Goal: Without the pictures, return all of the material exactly as written.

Recorded data:
** start **

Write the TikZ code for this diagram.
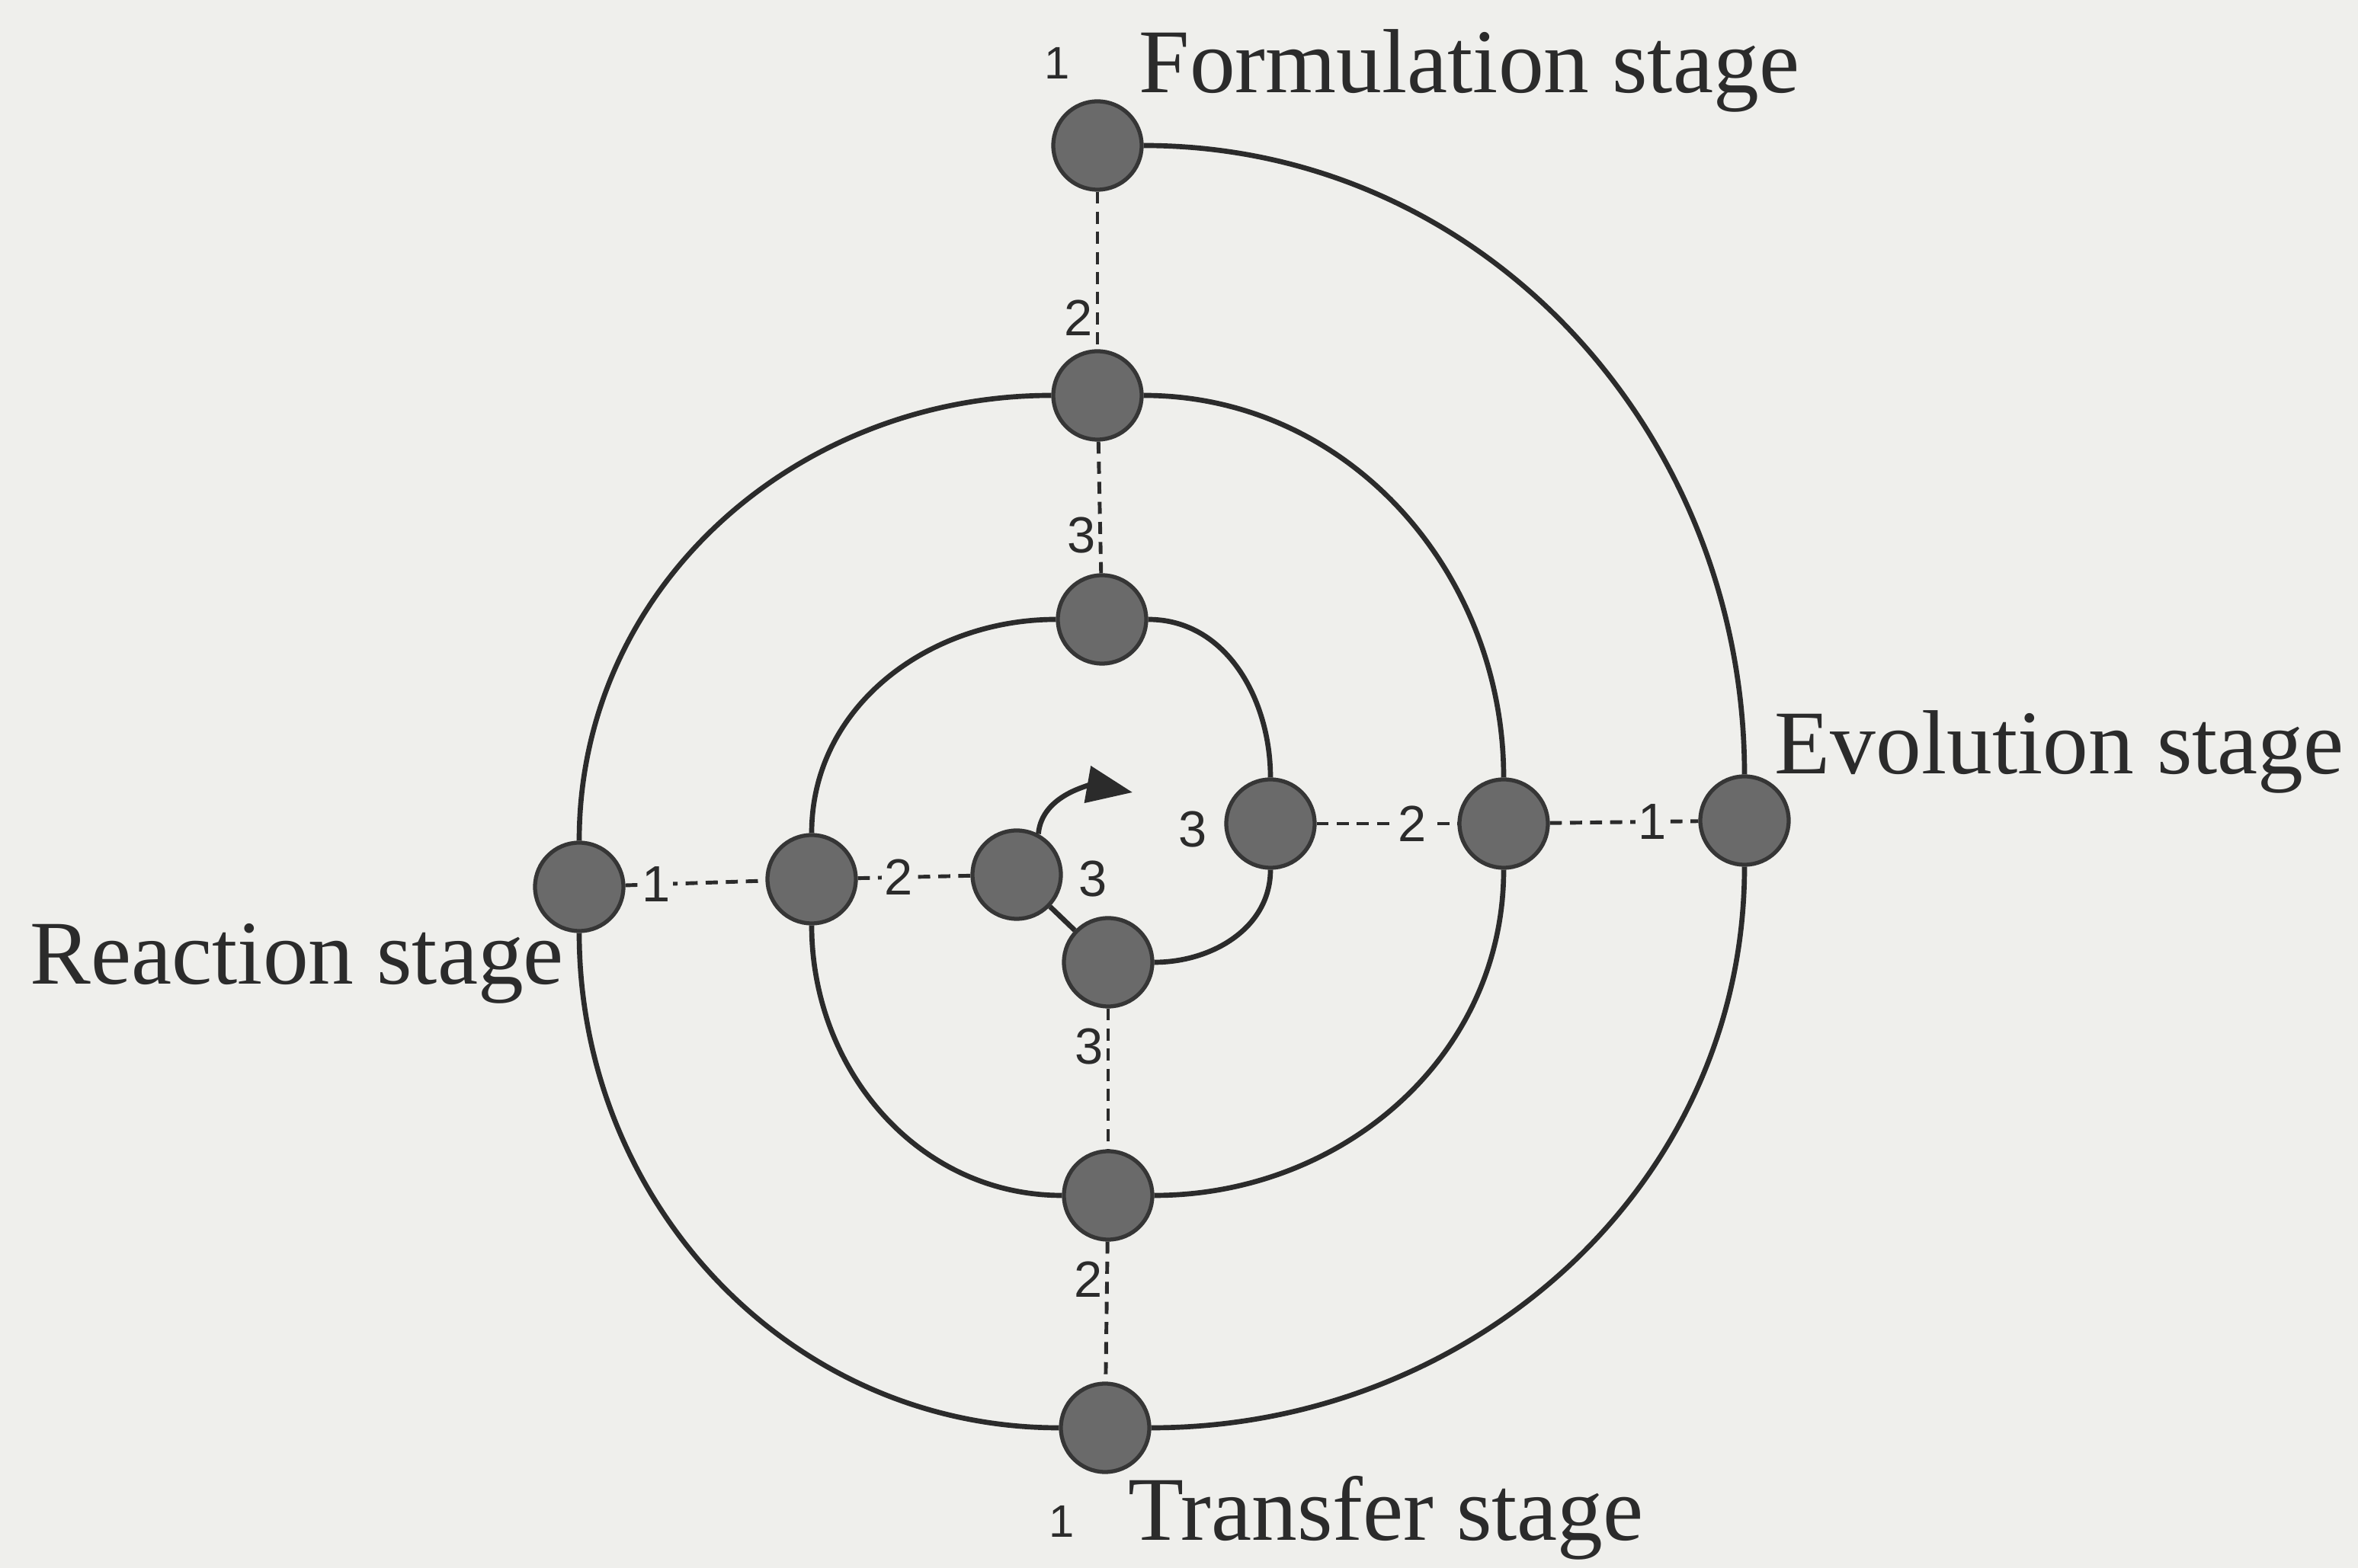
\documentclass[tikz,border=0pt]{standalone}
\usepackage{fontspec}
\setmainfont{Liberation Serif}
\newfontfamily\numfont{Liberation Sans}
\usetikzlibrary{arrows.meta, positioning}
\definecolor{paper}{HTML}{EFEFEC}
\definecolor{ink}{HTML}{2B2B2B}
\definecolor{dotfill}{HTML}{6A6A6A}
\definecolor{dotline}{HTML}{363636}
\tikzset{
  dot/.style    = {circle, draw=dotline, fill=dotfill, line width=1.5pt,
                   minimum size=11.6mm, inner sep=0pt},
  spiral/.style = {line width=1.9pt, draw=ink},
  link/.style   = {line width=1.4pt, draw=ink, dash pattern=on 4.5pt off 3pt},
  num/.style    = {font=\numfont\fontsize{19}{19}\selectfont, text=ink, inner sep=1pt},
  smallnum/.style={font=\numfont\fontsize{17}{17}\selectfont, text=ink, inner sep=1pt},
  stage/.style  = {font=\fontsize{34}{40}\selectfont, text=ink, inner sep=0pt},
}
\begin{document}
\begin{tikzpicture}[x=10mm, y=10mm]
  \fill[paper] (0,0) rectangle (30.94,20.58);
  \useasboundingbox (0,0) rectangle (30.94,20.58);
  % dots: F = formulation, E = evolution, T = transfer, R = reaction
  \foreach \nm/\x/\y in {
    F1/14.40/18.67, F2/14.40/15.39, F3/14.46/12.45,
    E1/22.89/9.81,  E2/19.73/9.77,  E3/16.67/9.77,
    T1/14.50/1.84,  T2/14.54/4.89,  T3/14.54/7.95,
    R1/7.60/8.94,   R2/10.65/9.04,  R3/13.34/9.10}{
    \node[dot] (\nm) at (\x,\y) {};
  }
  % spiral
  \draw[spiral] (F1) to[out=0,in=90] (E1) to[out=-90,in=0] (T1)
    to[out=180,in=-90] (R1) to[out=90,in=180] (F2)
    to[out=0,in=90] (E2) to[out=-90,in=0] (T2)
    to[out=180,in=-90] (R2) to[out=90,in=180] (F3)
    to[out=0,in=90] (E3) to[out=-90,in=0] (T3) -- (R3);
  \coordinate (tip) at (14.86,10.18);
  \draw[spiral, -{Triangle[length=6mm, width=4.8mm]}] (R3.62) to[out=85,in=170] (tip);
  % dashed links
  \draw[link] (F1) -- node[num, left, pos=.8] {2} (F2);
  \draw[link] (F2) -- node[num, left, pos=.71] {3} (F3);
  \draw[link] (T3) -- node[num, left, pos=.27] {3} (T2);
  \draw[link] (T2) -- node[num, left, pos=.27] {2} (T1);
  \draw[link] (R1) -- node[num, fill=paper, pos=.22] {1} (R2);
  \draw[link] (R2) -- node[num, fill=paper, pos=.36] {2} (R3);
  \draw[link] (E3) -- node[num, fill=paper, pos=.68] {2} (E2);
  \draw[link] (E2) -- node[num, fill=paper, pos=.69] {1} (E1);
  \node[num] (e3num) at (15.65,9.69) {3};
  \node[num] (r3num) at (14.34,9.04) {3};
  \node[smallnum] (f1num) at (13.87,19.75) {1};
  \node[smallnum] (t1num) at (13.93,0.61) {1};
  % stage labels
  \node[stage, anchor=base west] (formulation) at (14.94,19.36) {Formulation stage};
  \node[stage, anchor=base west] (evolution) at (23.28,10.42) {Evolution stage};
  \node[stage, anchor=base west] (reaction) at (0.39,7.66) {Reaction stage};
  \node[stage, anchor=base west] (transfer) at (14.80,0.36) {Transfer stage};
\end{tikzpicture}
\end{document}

** end **

Final result:
Write the TikZ code for this diagram.
\documentclass[tikz,border=0pt]{standalone}
\usepackage{fontspec}
\setmainfont{Liberation Serif}
\newfontfamily\numfont{Liberation Sans}
\usetikzlibrary{arrows.meta, positioning}
\definecolor{paper}{HTML}{EFEFEC}
\definecolor{ink}{HTML}{2B2B2B}
\definecolor{dotfill}{HTML}{6A6A6A}
\definecolor{dotline}{HTML}{363636}
\tikzset{
  dot/.style    = {circle, draw=dotline, fill=dotfill, line width=1.5pt,
                   minimum size=11.6mm, inner sep=0pt},
  spiral/.style = {line width=1.9pt, draw=ink},
  link/.style   = {line width=1.4pt, draw=ink, dash pattern=on 4.5pt off 3pt},
  num/.style    = {font=\numfont\fontsize{19}{19}\selectfont, text=ink, inner sep=1pt},
  smallnum/.style={font=\numfont\fontsize{17}{17}\selectfont, text=ink, inner sep=1pt},
  stage/.style  = {font=\fontsize{34}{40}\selectfont, text=ink, inner sep=0pt},
}
\begin{document}
\begin{tikzpicture}[x=10mm, y=10mm]
  \fill[paper] (0,0) rectangle (30.94,20.58);
  \useasboundingbox (0,0) rectangle (30.94,20.58);
  % dots: F = formulation, E = evolution, T = transfer, R = reaction
  \foreach \nm/\x/\y in {
    F1/14.40/18.67, F2/14.40/15.39, F3/14.46/12.45,
    E1/22.89/9.81,  E2/19.73/9.77,  E3/16.67/9.77,
    T1/14.50/1.84,  T2/14.54/4.89,  T3/14.54/7.95,
    R1/7.60/8.94,   R2/10.65/9.04,  R3/13.34/9.10}{
    \node[dot] (\nm) at (\x,\y) {};
  }
  % spiral
  \draw[spiral] (F1) to[out=0,in=90] (E1) to[out=-90,in=0] (T1)
    to[out=180,in=-90] (R1) to[out=90,in=180] (F2)
    to[out=0,in=90] (E2) to[out=-90,in=0] (T2)
    to[out=180,in=-90] (R2) to[out=90,in=180] (F3)
    to[out=0,in=90] (E3) to[out=-90,in=0] (T3) -- (R3);
  \coordinate (tip) at (14.86,10.18);
  \draw[spiral, -{Triangle[length=6mm, width=4.8mm]}] (R3.62) to[out=85,in=170] (tip);
  % dashed links
  \draw[link] (F1) -- node[num, left, pos=.8] {2} (F2);
  \draw[link] (F2) -- node[num, left, pos=.71] {3} (F3);
  \draw[link] (T3) -- node[num, left, pos=.27] {3} (T2);
  \draw[link] (T2) -- node[num, left, pos=.27] {2} (T1);
  \draw[link] (R1) -- node[num, fill=paper, pos=.22] {1} (R2);
  \draw[link] (R2) -- node[num, fill=paper, pos=.36] {2} (R3);
  \draw[link] (E3) -- node[num, fill=paper, pos=.68] {2} (E2);
  \draw[link] (E2) -- node[num, fill=paper, pos=.69] {1} (E1);
  \node[num] (e3num) at (15.65,9.69) {3};
  \node[num] (r3num) at (14.34,9.04) {3};
  \node[smallnum] (f1num) at (13.87,19.75) {1};
  \node[smallnum] (t1num) at (13.93,0.61) {1};
  % stage labels
  \node[stage, anchor=base west] (formulation) at (14.94,19.36) {Formulation stage};
  \node[stage, anchor=base west] (evolution) at (23.28,10.42) {Evolution stage};
  \node[stage, anchor=base west] (reaction) at (0.39,7.66) {Reaction stage};
  \node[stage, anchor=base west] (transfer) at (14.80,0.36) {Transfer stage};
\end{tikzpicture}
\end{document}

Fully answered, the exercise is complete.